For me, the most important aspect of the course is the individual and smaller group practical classes. As performers, we need to get that individual attention to continue progressing, and these one-on-one classes are vital in our musical development. These classes are tailored for each individual student and can focus on both their weaknesses and strengths. I have learned so much from my tutors because of the way these classes are designed and this will help me in my future career as a performer.
I am thoroughly happy with my choice of coming to the University of Limerick to study the BA Irish Music and Dance course. I have benefitted in every way possible and I am so looking forward to my next two years here.
Student Profile - Nicholas Yenson
Hi! My name is Nicholas Yenson from Washington D.C. in the United States. The reason I came to UL is that I wanted to continue studying Irish dance, and this is the only place in the world where you can study Irish dance at an advanced level for university credit. All the courses offered at other universities were introductory only and weren’t available at a degree level. I also liked the idea of approaching Irish dance as a career and learning the context and development of Irish dance (as related to Irish music and other dance forms).
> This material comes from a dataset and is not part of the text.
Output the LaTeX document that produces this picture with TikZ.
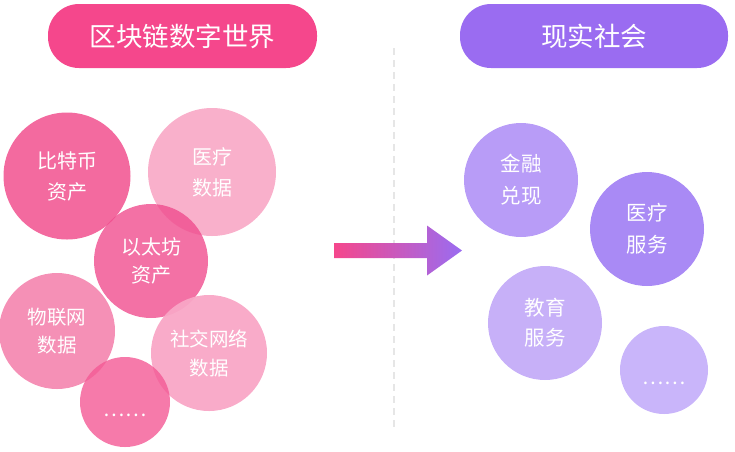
\documentclass[tikz,border=0pt]{standalone}
\usepackage{fontspec}
\setmainfont{Noto Sans CJK SC}
\usepackage{tikz}
\usetikzlibrary{positioning,calc}
\definecolor{chainpink}{HTML}{F5478C}
\definecolor{realpurple}{HTML}{9A6CF1}
\definecolor{btcpink}{HTML}{F36A9F}
\definecolor{medpink}{HTML}{F9B0CB}
\definecolor{ethpink}{HTML}{F04D8E}
\definecolor{iotpink}{HTML}{F590B6}
\definecolor{snspink}{HTML}{F9A6C6}
\definecolor{morepink}{HTML}{F45995}
\definecolor{finpurple}{HTML}{B89CF7}
\definecolor{medpurple}{HTML}{A98AF5}
\definecolor{edupurple}{HTML}{C7B0F8}
\definecolor{morepurple}{HTML}{C9B5FA}
\definecolor{sepgray}{HTML}{E6E6E6}
\newcommand{\lowdots}{\raisebox{-14pt}[0pt][0pt]{……}}

\begin{document}
\begin{tikzpicture}[x=1pt,y=-1pt,
		banner/.style={rounded corners=31pt,minimum width=269pt,minimum height=64pt,
			text=white,font=\fontsize{26.5}{30}\selectfont},
		bubble/.style={circle,inner sep=0pt,minimum size=#1,text=white,align=center,
			font=\fontsize{20}{31}\selectfont},
		bubble/.default=114pt
		]
		\useasboundingbox (0,0) rectangle (735,451);
		% banners
		\node[banner,fill=chainpink] (chain) at (182.5,36) {区块链数字世界};
		\node[banner,fill=realpurple,minimum width=268pt] (real) at (594,36) {现实社会};
		% separator
		\draw[sepgray,line width=1.5pt,dash pattern=on 7pt off 5pt] (394,48) -- (394,430);
		% left side: blockchain world
		\node[bubble=127pt,fill=btcpink] (btc) at (67,176) {比特币\\资产};
		\node[bubble=128pt,fill=medpink] (med) at (212,172) {医疗\\数据};
		\node[bubble,fill=ethpink,fill opacity=.8,text opacity=1,
			font=\fontsize{20}{28}\selectfont] (eth) at (151,261) {以太坊\\资产};
		\node[bubble=116pt,fill=iotpink,font=\fontsize{19.5}{28}\selectfont] (iot) at (57,331) {物联网\\数据};
		\node[bubble=116pt,fill=snspink,fill opacity=.95,text opacity=1,
			font=\fontsize{19.5}{29}\selectfont] (sns) at (209,353) {社交网络\\数据};
		\node[bubble=90pt,fill=morepink,fill opacity=.8,text opacity=1] (more) at (125,402) {\lowdots};
		% arrow
		\coordinate (arrtail) at (334,250.5);
		\coordinate (arrtip) at (462,250.5);
		\shade[left color=chainpink,right color=realpurple]
			($(arrtail)+(0,-7.5)$) -- ($(arrtip)+(-35,-7.5)$) -- ($(arrtip)+(-35,-25)$) -- (arrtip)
			-- ($(arrtip)+(-35,25)$) -- ($(arrtip)+(-35,7.5)$) -- ($(arrtail)+(0,7.5)$) -- cycle;
		% right side: real society
		\node[bubble,fill=finpurple,font=\fontsize{20.5}{32}\selectfont] (fin) at (521,180) {金融\\兑现};
		\node[bubble,fill=medpurple,font=\fontsize{20.5}{32}\selectfont] (medsrv) at (647,229) {医疗\\服务};
		\node[bubble,fill=edupurple,font=\fontsize{20.5}{30}\selectfont] (edu) at (545,323) {教育\\服务};
		\node[bubble=88pt,fill=morepurple] (morereal) at (664,370) {\lowdots};
	\end{tikzpicture}
\end{document}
I love being able to devote several hours a day to dance. For dancers, half of the course is spent in academic lectures (Irish music & dance studies and contextual work) and the other is spent in the dance studio (in choreography, cross-training, and dance technique classes). It’s a good balance between theoretical and practical work.
I spent the first half of my coop as a freelance dancer, performing with some shows and musical acts throughout Europe, including Belgium and Germany, and then to the US. The second half of my placement was spent in the Riverdance corps, touring the US and Canada. I met some wonderful friends and made many contacts, not to mention being able to put the big ‘R’ on my CV.